Omit all pictures. Copy the rest of the material exactly.
□ □ □ □
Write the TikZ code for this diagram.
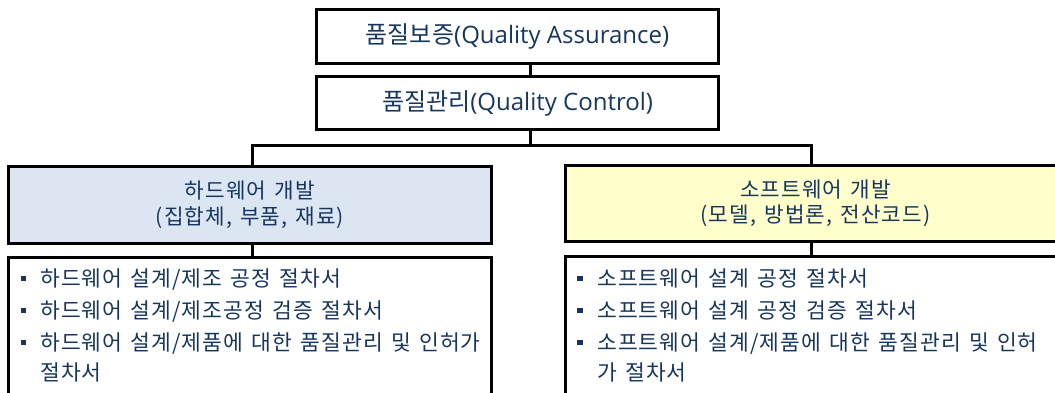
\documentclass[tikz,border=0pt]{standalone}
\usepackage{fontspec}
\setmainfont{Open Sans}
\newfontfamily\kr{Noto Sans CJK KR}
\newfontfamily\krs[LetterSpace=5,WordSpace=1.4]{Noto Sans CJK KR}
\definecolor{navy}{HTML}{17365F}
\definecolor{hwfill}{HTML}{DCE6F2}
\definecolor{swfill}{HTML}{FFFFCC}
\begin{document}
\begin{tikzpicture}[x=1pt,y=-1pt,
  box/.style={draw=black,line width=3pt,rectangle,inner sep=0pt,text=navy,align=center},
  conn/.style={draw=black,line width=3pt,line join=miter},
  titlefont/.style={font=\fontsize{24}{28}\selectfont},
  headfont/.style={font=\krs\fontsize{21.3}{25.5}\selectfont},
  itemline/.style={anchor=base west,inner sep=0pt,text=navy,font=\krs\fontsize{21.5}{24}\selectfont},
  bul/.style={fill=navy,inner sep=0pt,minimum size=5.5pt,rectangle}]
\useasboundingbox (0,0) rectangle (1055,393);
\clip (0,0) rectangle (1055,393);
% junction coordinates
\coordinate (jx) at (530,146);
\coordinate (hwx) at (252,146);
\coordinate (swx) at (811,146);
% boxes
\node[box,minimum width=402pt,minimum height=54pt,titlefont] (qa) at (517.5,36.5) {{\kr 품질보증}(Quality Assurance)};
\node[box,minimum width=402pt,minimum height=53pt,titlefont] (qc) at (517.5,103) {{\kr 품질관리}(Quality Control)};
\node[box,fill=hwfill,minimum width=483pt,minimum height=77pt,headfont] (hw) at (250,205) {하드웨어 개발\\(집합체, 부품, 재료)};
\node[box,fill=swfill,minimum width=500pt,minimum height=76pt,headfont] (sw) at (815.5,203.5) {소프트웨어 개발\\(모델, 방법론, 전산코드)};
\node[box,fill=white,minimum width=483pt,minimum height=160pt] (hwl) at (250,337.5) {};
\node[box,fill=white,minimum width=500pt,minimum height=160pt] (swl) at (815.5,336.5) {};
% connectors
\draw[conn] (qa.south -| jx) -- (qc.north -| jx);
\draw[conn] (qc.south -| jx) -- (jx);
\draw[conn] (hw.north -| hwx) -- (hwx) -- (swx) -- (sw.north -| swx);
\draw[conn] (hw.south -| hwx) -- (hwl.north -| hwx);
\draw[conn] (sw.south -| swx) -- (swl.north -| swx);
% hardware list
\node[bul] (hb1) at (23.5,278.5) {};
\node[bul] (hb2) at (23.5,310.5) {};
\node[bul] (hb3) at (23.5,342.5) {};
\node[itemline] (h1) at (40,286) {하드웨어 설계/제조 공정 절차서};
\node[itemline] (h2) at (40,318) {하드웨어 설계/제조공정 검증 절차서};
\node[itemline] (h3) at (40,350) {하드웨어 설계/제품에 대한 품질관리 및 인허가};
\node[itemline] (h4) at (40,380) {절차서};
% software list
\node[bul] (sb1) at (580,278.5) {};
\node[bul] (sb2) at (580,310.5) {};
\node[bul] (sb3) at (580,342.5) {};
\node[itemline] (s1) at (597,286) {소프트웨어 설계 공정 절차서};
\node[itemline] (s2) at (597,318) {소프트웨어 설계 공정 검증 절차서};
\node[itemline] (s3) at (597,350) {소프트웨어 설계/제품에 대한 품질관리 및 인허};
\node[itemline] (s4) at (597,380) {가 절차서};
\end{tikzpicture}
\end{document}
□ □ □ □
(RESULT OF THIS EXERCISE):
Write the TikZ code for this diagram.
\documentclass[tikz,border=0pt]{standalone}
\usepackage{fontspec}
\setmainfont{Open Sans}
\newfontfamily\kr{Noto Sans CJK KR}
\newfontfamily\krs[LetterSpace=5,WordSpace=1.4]{Noto Sans CJK KR}
\definecolor{navy}{HTML}{17365F}
\definecolor{hwfill}{HTML}{DCE6F2}
\definecolor{swfill}{HTML}{FFFFCC}
\begin{document}
\begin{tikzpicture}[x=1pt,y=-1pt,
  box/.style={draw=black,line width=3pt,rectangle,inner sep=0pt,text=navy,align=center},
  conn/.style={draw=black,line width=3pt,line join=miter},
  titlefont/.style={font=\fontsize{24}{28}\selectfont},
  headfont/.style={font=\krs\fontsize{21.3}{25.5}\selectfont},
  itemline/.style={anchor=base west,inner sep=0pt,text=navy,font=\krs\fontsize{21.5}{24}\selectfont},
  bul/.style={fill=navy,inner sep=0pt,minimum size=5.5pt,rectangle}]
\useasboundingbox (0,0) rectangle (1055,393);
\clip (0,0) rectangle (1055,393);
% junction coordinates
\coordinate (jx) at (530,146);
\coordinate (hwx) at (252,146);
\coordinate (swx) at (811,146);
% boxes
\node[box,minimum width=402pt,minimum height=54pt,titlefont] (qa) at (517.5,36.5) {{\kr 품질보증}(Quality Assurance)};
\node[box,minimum width=402pt,minimum height=53pt,titlefont] (qc) at (517.5,103) {{\kr 품질관리}(Quality Control)};
\node[box,fill=hwfill,minimum width=483pt,minimum height=77pt,headfont] (hw) at (250,205) {하드웨어 개발\\(집합체, 부품, 재료)};
\node[box,fill=swfill,minimum width=500pt,minimum height=76pt,headfont] (sw) at (815.5,203.5) {소프트웨어 개발\\(모델, 방법론, 전산코드)};
\node[box,fill=white,minimum width=483pt,minimum height=160pt] (hwl) at (250,337.5) {};
\node[box,fill=white,minimum width=500pt,minimum height=160pt] (swl) at (815.5,336.5) {};
% connectors
\draw[conn] (qa.south -| jx) -- (qc.north -| jx);
\draw[conn] (qc.south -| jx) -- (jx);
\draw[conn] (hw.north -| hwx) -- (hwx) -- (swx) -- (sw.north -| swx);
\draw[conn] (hw.south -| hwx) -- (hwl.north -| hwx);
\draw[conn] (sw.south -| swx) -- (swl.north -| swx);
% hardware list
\node[bul] (hb1) at (23.5,278.5) {};
\node[bul] (hb2) at (23.5,310.5) {};
\node[bul] (hb3) at (23.5,342.5) {};
\node[itemline] (h1) at (40,286) {하드웨어 설계/제조 공정 절차서};
\node[itemline] (h2) at (40,318) {하드웨어 설계/제조공정 검증 절차서};
\node[itemline] (h3) at (40,350) {하드웨어 설계/제품에 대한 품질관리 및 인허가};
\node[itemline] (h4) at (40,380) {절차서};
% software list
\node[bul] (sb1) at (580,278.5) {};
\node[bul] (sb2) at (580,310.5) {};
\node[bul] (sb3) at (580,342.5) {};
\node[itemline] (s1) at (597,286) {소프트웨어 설계 공정 절차서};
\node[itemline] (s2) at (597,318) {소프트웨어 설계 공정 검증 절차서};
\node[itemline] (s3) at (597,350) {소프트웨어 설계/제품에 대한 품질관리 및 인허};
\node[itemline] (s4) at (597,380) {가 절차서};
\end{tikzpicture}
\end{document}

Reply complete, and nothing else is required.